## What needs to be done
Wherever a line below holds the word "matplotlib", copy that line.

## Raw data
##############################
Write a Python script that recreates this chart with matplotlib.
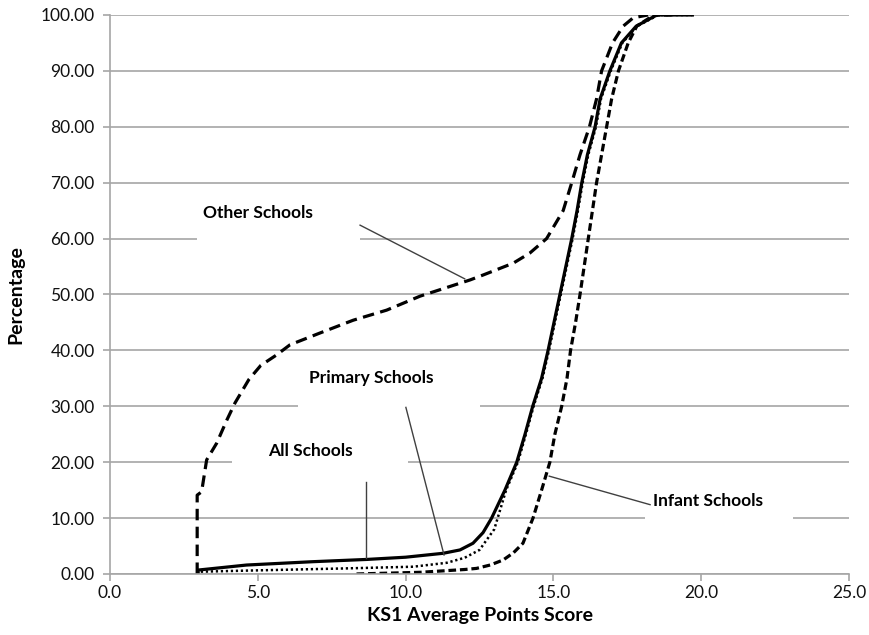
import matplotlib
matplotlib.use("Agg")
import matplotlib.pyplot as plt
from matplotlib.patches import Rectangle

plt.rcParams['font.family'] = ['Lato', 'DejaVu Sans']

# cumulative percentage of schools by KS1 average points score
all_x = [2.98, 2.98, 4.62, 6.87, 8.68, 10.0, 11.27, 11.84, 12.28, 12.62, 12.91, 13.36,
         13.76, 14.04, 14.3, 14.6, 14.82, 15.02, 15.22, 15.42, 15.62, 15.8, 15.96,
         16.15, 16.41, 16.58, 16.91, 17.3, 17.8, 18.5, 19.7]
all_y = [0, 0.7, 1.6, 2.2, 2.6, 3.0, 3.7, 4.3, 5.5, 7.4, 10, 15, 20, 25, 30, 35, 40,
         45, 50, 55, 60, 65, 70, 75, 80, 85, 90, 95, 98, 100, 100]

primary_x = [2.98, 2.98, 4.62, 8.0, 10.26, 11.39, 12.0, 12.5, 13.0, 13.4, 13.8,
             14.07, 14.33, 14.63, 14.85, 15.05, 15.25, 15.45, 15.65, 15.83, 15.99,
             16.18, 16.44, 16.61, 16.94, 17.33, 17.83, 18.55, 19.7]
primary_y = [0, 0.4, 0.6, 1.0, 1.3, 2.0, 2.9, 4.3, 8, 15, 20, 25, 30, 35, 40, 45,
             50, 55, 60, 65, 70, 75, 80, 85, 90, 95, 98, 100, 100]

infant_x = [8.34, 10.5, 12.0, 12.4, 12.86, 13.3, 13.65, 13.97, 14.31, 14.6, 14.88,
            15.05, 15.28, 15.46, 15.58, 15.75, 15.9, 16.04, 16.18, 16.32, 16.46,
            16.63, 16.8, 16.97, 17.2, 17.53, 17.82, 18.4, 19.0]
infant_y = [0, 0.3, 0.8, 1.0, 1.6, 2.5, 3.8, 5.5, 10, 15, 20, 25, 30, 35, 40, 45,
            50, 55, 60, 65, 70, 75, 80, 85, 90, 95, 98, 100, 100]

other_x = [2.95, 2.95, 3.1, 3.27, 3.61, 3.95, 4.23, 4.7, 5.1, 5.64, 6.09, 7.1, 8.23,
           9.36, 10.49, 12.18, 12.63, 13.64, 14.2, 14.77, 15.33, 15.62, 15.9, 16.22,
           16.46, 16.63, 17.0, 17.36, 17.7, 18.2]
other_y = [0, 14.1, 14.7, 20.4, 23.4, 27.5, 30.6, 34.8, 37.3, 39.2, 41, 43.1, 45.4,
           47.2, 49.7, 52.6, 53.5, 55.6, 57.4, 60, 65, 70, 75, 80, 85, 90, 95, 98,
           99.5, 100]

yticks = [0, 10, 20, 30, 40, 50, 60, 70, 80, 90, 100]
xticks = [0, 5, 10, 15, 20, 25]

fig = plt.figure(figsize=(8.7, 6.35), dpi=100)
ax = fig.add_axes([0.1264, 0.0961, 0.8495, 0.8803])

grey = '#a6a6a6'
ax.set_axisbelow(True)
ax.yaxis.grid(True, color=grey, linewidth=1.2)

ax.plot(other_x, other_y, color='black', lw=2.3, linestyle=(0, (3.6, 2.0)))
ax.plot(infant_x, infant_y, color='black', lw=2.3, linestyle=(0, (2.4, 1.2)))
ax.plot(primary_x, primary_y, color='black', lw=1.8, linestyle=(0, (0.9, 1.1)))
ax.plot(all_x, all_y, color='black', lw=2.3)

# white label boxes that break the gridlines, with leader lines
labels = [
    ('Other Schools', 5.0, 64.6, (2.94, 58.5, 5.52, 10.0), [(8.46, 12.0), (62.4, 52.8)]),
    ('Primary Schools', 8.85, 35.0, (6.36, 29.8, 6.16, 8.5), [(10.01, 11.3), (29.8, 3.4)]),
    ('All Schools', 6.77, 22.0, (4.13, 16.5, 5.95, 9.0), [(8.66, 8.66), (16.5, 2.9)]),
    ('Infant Schools', 20.23, 13.1, (18.1, 7.5, 5.0, 9.5), [(14.86, 18.27), (17.5, 12.4)]),
]
for text, tx, ty, box, lead in labels:
    ax.add_patch(Rectangle((box[0], box[1]), box[2], box[3], facecolor='white',
                           edgecolor='none', zorder=1.5))
    ax.plot(lead[0], lead[1], color='#404040', lw=1.0, zorder=3)
    ax.text(tx, ty, text, ha='center', va='center', fontsize=12.5,
            fontweight='bold', zorder=4)

ax.set_xlim(0, 25)
ax.set_ylim(0, 100)
ax.set_xticks(xticks)
ax.set_yticks(yticks)
ax.set_xticklabels(['%.1f' % v for v in xticks])
ax.set_yticklabels(['%.2f' % v for v in yticks])
ax.tick_params(axis='both', direction='out', length=5, width=1.2, color=grey,
               labelsize=12.5, labelcolor='#111111')
ax.tick_params(axis='y', pad=6)
ax.tick_params(axis='x', pad=3)

for side in ['top', 'right']:
    ax.spines[side].set_visible(False)
for side in ['left', 'bottom']:
    ax.spines[side].set_color(grey)
    ax.spines[side].set_linewidth(1.2)

ax.set_xlabel('KS1 Average Points Score', fontsize=14, fontweight='bold', labelpad=4)
ax.set_ylabel('Percentage', fontsize=14, fontweight='bold', labelpad=12)

fig.savefig('out.png', dpi=100)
##############################
## Answer in full
Write a Python script that recreates this chart with matplotlib.
import matplotlib
matplotlib.use("Agg")
import matplotlib.pyplot as plt
from matplotlib.patches import Rectangle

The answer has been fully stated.